→ GIVEN EXERCISE
Count how many lines hold the word "this" and give that number as the whole answer.
===== RECORDED DATA
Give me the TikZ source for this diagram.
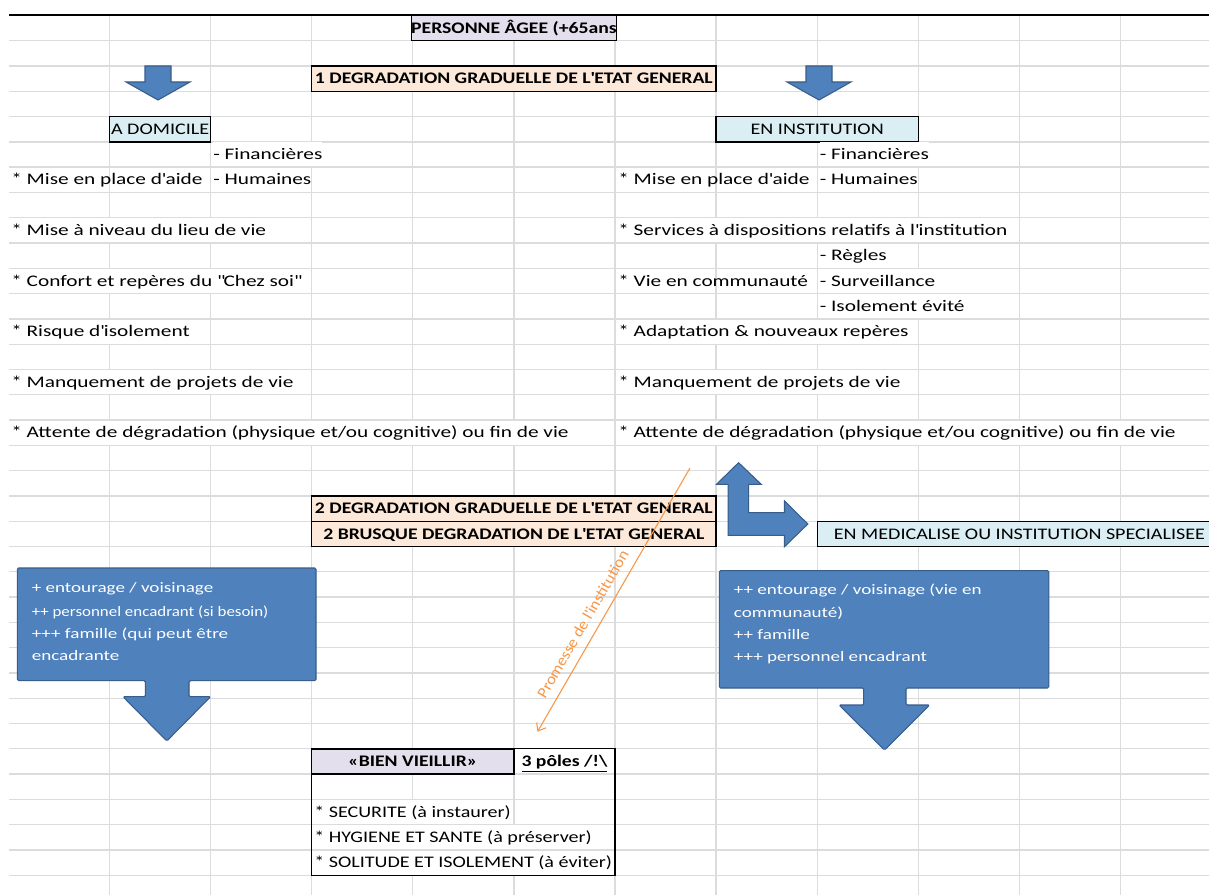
==========
===== RECORDED DATA
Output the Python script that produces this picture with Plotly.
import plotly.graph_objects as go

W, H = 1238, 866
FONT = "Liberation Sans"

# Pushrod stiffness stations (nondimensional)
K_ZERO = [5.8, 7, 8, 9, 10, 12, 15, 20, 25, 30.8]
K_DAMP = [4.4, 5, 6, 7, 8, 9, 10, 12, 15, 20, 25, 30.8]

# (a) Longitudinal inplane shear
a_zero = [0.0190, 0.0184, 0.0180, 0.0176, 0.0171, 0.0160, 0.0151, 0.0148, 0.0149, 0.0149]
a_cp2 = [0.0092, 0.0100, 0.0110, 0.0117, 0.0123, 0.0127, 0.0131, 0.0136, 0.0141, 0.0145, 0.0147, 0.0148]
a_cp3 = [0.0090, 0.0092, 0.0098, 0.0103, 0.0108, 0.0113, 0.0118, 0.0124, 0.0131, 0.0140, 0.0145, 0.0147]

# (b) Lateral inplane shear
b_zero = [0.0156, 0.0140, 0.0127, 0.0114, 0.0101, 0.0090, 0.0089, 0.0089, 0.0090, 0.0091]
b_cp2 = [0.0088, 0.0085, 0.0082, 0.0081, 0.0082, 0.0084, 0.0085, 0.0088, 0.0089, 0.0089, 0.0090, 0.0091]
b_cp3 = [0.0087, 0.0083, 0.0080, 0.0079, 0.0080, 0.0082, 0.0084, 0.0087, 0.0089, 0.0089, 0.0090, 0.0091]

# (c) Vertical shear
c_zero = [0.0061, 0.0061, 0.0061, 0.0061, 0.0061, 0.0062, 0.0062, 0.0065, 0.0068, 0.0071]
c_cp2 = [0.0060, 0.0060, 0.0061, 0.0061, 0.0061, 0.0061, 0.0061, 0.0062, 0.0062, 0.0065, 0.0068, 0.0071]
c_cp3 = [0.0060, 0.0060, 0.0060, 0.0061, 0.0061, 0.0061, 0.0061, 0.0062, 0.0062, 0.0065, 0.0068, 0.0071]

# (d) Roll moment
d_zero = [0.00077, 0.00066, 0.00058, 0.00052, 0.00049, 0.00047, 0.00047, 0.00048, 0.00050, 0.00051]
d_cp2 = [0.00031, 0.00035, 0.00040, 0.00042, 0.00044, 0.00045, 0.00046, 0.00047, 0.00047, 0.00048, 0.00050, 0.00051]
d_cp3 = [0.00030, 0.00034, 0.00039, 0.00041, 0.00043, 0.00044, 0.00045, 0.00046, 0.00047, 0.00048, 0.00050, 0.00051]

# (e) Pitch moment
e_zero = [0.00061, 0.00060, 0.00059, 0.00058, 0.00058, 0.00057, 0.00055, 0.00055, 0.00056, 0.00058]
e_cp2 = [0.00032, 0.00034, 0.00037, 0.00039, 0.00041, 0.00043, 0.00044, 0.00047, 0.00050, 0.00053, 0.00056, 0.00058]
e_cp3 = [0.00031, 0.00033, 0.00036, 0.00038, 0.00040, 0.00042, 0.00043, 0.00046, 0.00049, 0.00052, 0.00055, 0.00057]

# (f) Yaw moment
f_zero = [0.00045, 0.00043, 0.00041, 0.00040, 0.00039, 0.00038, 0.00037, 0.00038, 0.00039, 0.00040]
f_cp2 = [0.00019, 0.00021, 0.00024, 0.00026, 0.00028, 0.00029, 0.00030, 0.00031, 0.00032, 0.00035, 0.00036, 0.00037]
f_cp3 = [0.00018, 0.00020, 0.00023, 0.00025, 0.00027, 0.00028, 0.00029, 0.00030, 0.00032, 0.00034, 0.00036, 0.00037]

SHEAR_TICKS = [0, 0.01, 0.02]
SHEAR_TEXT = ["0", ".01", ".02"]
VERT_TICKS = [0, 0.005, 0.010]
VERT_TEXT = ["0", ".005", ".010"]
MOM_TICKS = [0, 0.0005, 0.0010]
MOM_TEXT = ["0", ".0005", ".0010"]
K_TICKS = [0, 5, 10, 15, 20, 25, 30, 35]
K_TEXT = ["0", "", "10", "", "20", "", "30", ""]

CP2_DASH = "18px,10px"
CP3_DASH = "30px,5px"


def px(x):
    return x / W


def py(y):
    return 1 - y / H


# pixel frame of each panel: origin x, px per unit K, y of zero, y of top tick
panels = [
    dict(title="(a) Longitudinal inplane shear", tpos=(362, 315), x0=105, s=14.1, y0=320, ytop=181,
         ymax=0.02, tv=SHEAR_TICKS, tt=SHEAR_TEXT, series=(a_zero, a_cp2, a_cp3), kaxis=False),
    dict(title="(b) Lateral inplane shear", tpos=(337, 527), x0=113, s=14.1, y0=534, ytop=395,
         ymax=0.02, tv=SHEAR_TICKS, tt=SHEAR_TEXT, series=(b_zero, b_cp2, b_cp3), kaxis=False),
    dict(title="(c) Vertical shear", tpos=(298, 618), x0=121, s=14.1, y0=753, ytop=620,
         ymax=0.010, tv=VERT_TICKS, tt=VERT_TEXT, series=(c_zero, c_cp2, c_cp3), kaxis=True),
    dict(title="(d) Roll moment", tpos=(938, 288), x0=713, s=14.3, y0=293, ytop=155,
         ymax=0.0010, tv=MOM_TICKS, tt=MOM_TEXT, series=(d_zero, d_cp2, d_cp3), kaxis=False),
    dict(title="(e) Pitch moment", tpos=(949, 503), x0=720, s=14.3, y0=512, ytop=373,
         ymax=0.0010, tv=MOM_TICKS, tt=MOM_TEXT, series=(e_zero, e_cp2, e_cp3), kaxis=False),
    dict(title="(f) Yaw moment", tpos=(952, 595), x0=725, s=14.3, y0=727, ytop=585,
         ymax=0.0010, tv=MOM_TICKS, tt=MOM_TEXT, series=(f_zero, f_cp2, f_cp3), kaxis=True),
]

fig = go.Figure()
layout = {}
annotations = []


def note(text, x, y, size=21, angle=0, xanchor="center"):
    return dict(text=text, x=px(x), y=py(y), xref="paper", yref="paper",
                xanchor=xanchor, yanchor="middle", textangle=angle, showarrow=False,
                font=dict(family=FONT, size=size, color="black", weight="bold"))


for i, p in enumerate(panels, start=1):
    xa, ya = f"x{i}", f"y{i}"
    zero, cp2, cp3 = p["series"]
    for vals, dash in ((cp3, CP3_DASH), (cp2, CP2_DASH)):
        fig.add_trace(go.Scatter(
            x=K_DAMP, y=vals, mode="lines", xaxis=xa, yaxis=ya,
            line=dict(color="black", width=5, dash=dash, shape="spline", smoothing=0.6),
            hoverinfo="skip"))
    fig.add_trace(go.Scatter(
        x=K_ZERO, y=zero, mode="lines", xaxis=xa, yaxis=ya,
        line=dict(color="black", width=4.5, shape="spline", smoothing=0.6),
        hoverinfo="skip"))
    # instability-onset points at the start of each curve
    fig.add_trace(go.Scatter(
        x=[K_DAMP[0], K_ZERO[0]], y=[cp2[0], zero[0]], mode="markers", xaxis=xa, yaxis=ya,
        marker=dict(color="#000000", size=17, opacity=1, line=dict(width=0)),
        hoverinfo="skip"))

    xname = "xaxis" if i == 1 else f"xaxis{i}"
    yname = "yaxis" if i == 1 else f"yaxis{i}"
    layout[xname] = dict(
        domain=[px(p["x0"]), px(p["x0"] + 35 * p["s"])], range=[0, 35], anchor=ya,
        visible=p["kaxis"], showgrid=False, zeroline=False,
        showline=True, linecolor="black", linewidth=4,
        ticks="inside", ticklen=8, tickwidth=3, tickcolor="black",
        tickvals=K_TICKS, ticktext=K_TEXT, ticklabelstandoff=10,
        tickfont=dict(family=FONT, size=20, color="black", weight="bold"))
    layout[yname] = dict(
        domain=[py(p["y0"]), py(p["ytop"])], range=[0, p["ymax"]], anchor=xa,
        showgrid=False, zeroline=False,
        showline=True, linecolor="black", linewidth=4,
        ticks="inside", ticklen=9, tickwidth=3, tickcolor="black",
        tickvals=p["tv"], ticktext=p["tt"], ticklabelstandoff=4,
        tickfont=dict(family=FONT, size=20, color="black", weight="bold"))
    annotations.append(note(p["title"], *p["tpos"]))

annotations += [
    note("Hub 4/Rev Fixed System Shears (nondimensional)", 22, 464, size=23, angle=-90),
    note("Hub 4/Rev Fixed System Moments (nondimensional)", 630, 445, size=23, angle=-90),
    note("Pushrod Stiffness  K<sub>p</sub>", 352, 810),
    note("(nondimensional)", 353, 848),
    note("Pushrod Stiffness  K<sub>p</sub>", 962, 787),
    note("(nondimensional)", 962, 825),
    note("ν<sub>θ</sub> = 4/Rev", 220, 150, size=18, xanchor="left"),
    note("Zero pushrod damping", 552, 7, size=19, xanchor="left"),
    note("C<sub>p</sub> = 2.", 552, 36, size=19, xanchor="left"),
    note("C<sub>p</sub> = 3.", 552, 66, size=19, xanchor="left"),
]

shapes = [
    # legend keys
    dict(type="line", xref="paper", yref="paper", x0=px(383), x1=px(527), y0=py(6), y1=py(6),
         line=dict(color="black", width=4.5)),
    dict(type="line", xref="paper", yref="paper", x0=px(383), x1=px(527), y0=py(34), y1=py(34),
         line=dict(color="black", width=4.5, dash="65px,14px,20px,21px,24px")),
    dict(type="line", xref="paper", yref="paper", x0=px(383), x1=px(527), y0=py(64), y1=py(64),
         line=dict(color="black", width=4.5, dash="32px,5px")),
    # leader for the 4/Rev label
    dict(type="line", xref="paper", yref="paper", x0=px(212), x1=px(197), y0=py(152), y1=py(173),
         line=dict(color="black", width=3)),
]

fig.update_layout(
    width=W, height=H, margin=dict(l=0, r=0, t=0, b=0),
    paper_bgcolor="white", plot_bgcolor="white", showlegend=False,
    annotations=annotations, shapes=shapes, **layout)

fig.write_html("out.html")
==========
===== RECORDED DATA
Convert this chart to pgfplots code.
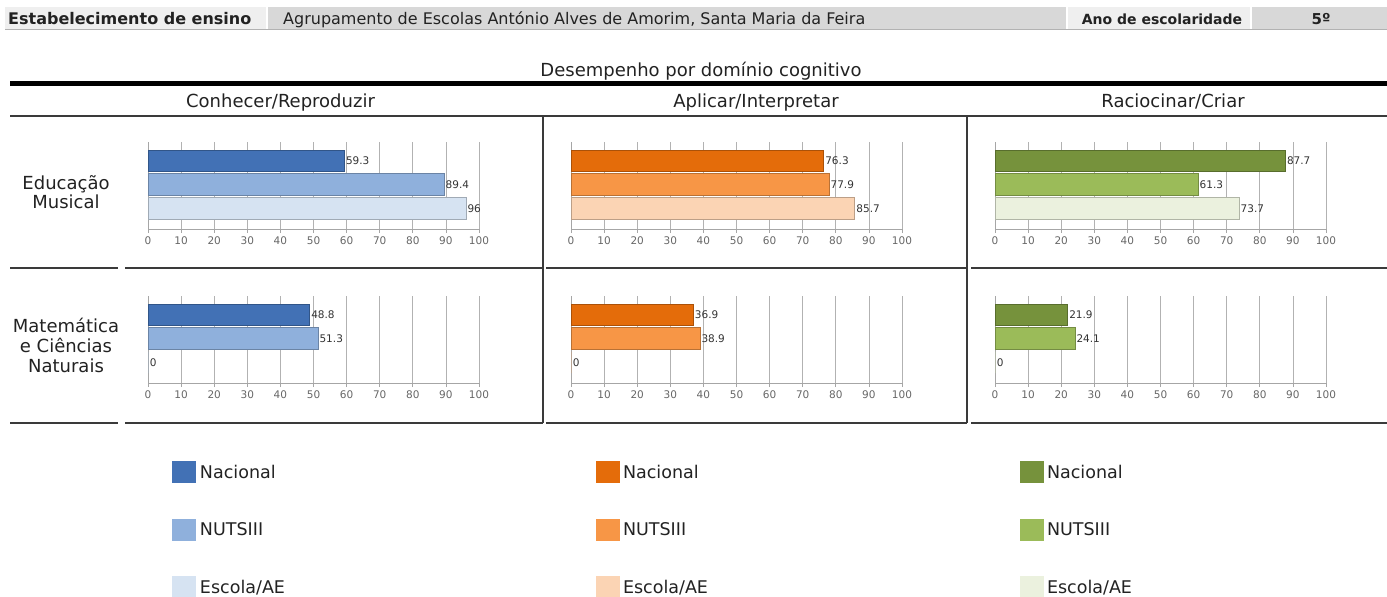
==========
→ THE OUTPUT
3